Iniziata nel 1396 per volere di Gian Galeazzo Visconti, signore di Milano e dell’intera regione, venne completata solo un secolo e mezzo più tardi, dopo aver accolto nel 1474 le spoglie dell’uomo che l’aveva fortissimamente voluta. Nella sua grandiosa architettura, la Certosa è una pietra miliare dell’arte lombarda, e testimonia il passaggio dal gotico al Rinascimento.
Nonostante le dimensioni imponenti, però, l’abbazia ha la classica struttura di tutte le certose, sancita intorno al 1130 dalle Consuetudines Domus Cartusiae. All’atrio e alla chiesa si affiancano quindi i due chiostri (il piccolo per i conversi, il grande circondato dalle celle dei Certosini), il vasto refettorio dei monaci, la foresteria seicentesca che ha ospitato per secoli pellegrini e studiosi.
Passato più volte dai Certosini ai Cistercensi (che lo reggono ancora oggi), il monastero non è stato vittima delle spoliazioni e dell’abbandono che hanno arrecato gravi danni a molti altri monumenti analoghi d’Italia.

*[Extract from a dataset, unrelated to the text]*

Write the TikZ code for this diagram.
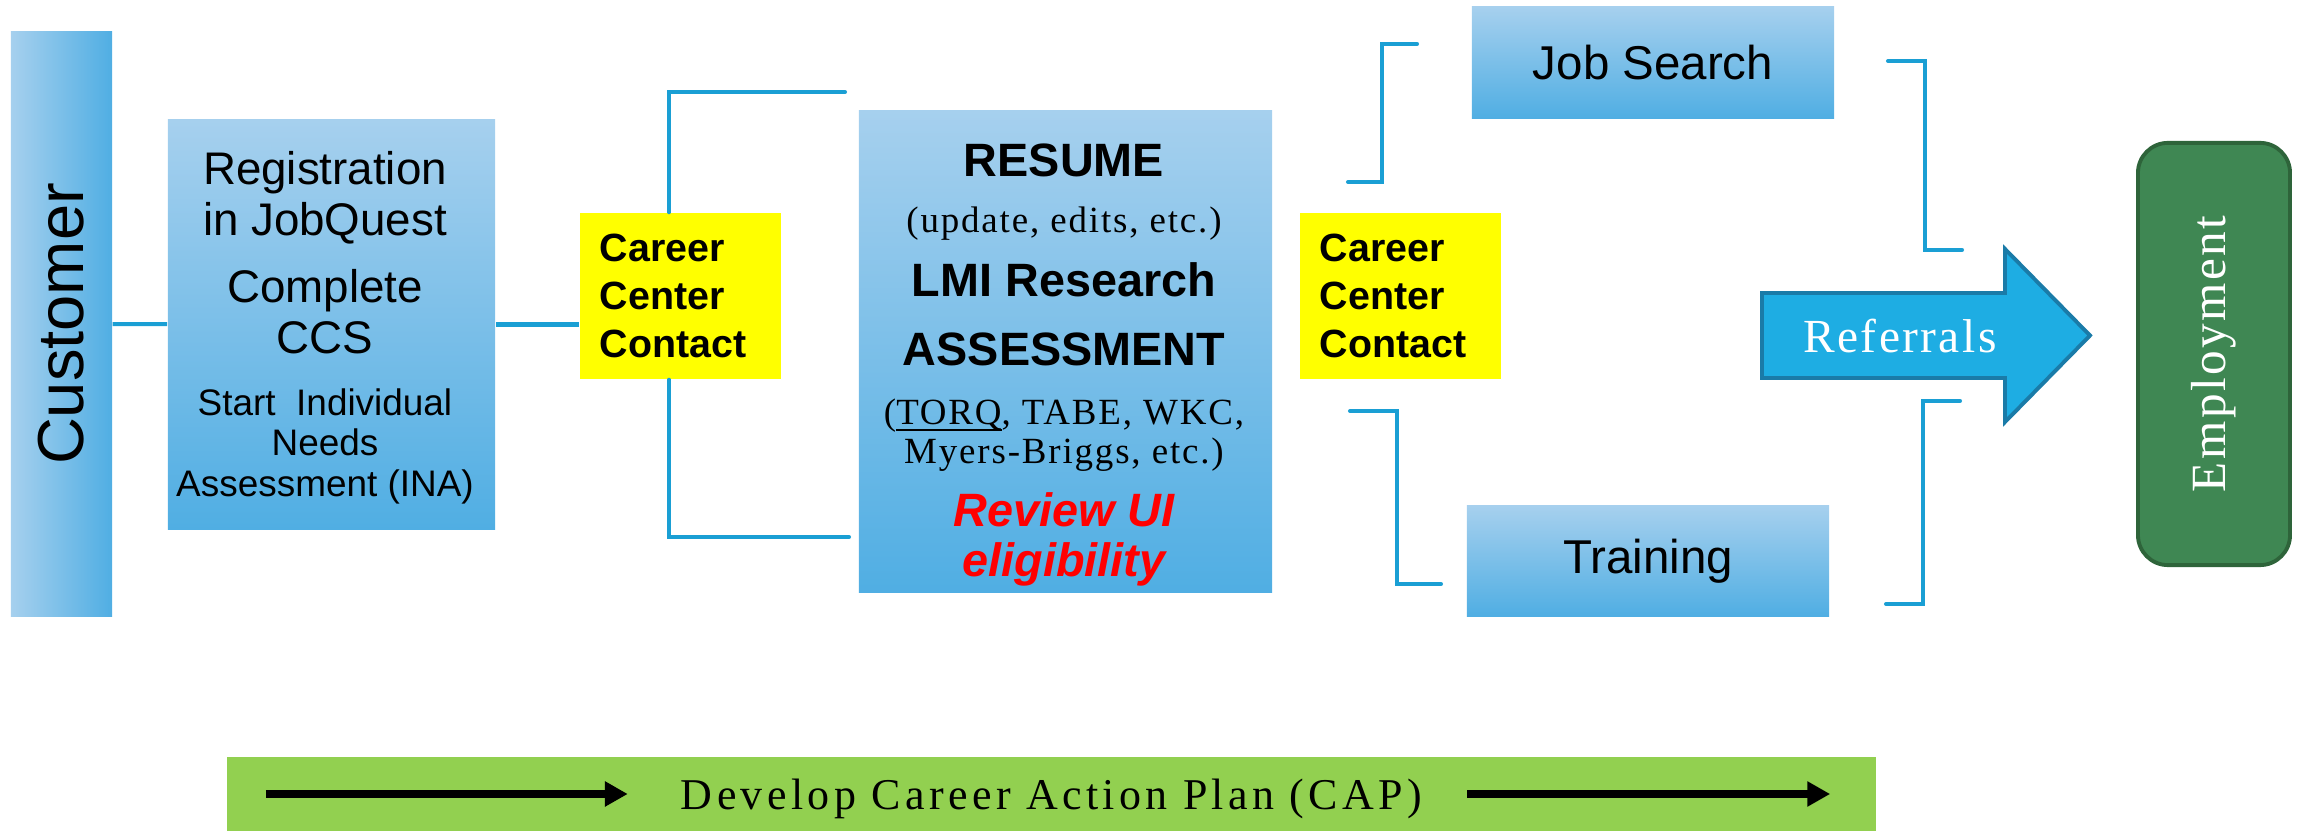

Ad accogliere i visitatori, oltre il vestibolo e il giardino, è l’inconfondibile facciata della chiesa, realizzata a partire dal 1473 da Guiniforte Solari, Cristoforo Mantegazza e da altri tra i migliori architetti del momento.
Edicole, loggette, pinnacoli, sculture e i 61 medaglioni della parte bassa fanno sì che la facciata sia particolarmente complessa. Superato il bellissimo portale, capolavoro di Benedetto Briosco, si entra nelle tre vastissime navate che invitano al silenzio chiunque. Chi volesse passare in rassegna tutte le opere d’arte dell’interno impiegherebbe delle ore.
La maggior parte dei visitatori si limita a soffermarsi davanti ai sepolcri di Gian Galeazzo Visconti, Ludovico il Moro e Beatrice d’Este, agli stalli lignei del coro, agli affreschi della navata e del transetto e agli arredi intarsiati della Sagrestia Vecchia. Meritano una sosta, però, anche la Pala di Sant’Ambrogio nella sesta cappella a sinistra e l’Incoronazione di Maria nell’abside del transetto sinistro, entrambi opera del Bergognone.
Una porta dà accesso al chiostro piccolo, il più spettacolare della Certosa, realizzato a partire dal 1462 su progetto del Solari. Gli eleganti archi gotici e i capitelli di scuola lombarda hanno per sfondo l’imponente fianco della chiesa con le sue arcate e le sue numerosissime guglie.
Dopo una sosta nel refettorio, decorato da affreschi del Bergognone, e nella ex biblioteca, un ennesimo arco conduce nel vastissimo chiostro grande, che ha al centro un verdissimo prato ed è circondato dalle ventiquattro celle dei monaci, analoghe per planimetria e struttura a quelle di Firenze e Padula.
Come tutti i monaci dell’ordine cistercense, i religiosi di Pavia producono liquori che vengono venduti ai visitatori nei locali dell’antica farmacia. Per i frati oggi presenti nella Certosa (non più di una decina) l’attività prevalente è diventata quello che uno di loro, ironicamente, ha definito “l’apostolato del turismo”.
Da non mancare una visita a Pavia, una delle più belle città della Pianura Padana, che affianca alle chiese e ai palazzi rinascimentali del centro le splendide chiese medioevali di San Michele e di San Pietro in Ciel d’Oro.
Chi preferisce la natura può invece dirigersi verso il Parco del Ticino, dove il ponte di barche di Bereguardo, il bosco della Zelata e le numerose garzaie frequentate dagli aironi offrono incontri sempre nuovi e interessanti. Il “Cammino dell’Alleanza”, un sentiero segnato che inizia proprio accanto alla Certosa, consente di raggiungere il cuore del parco in bicicletta.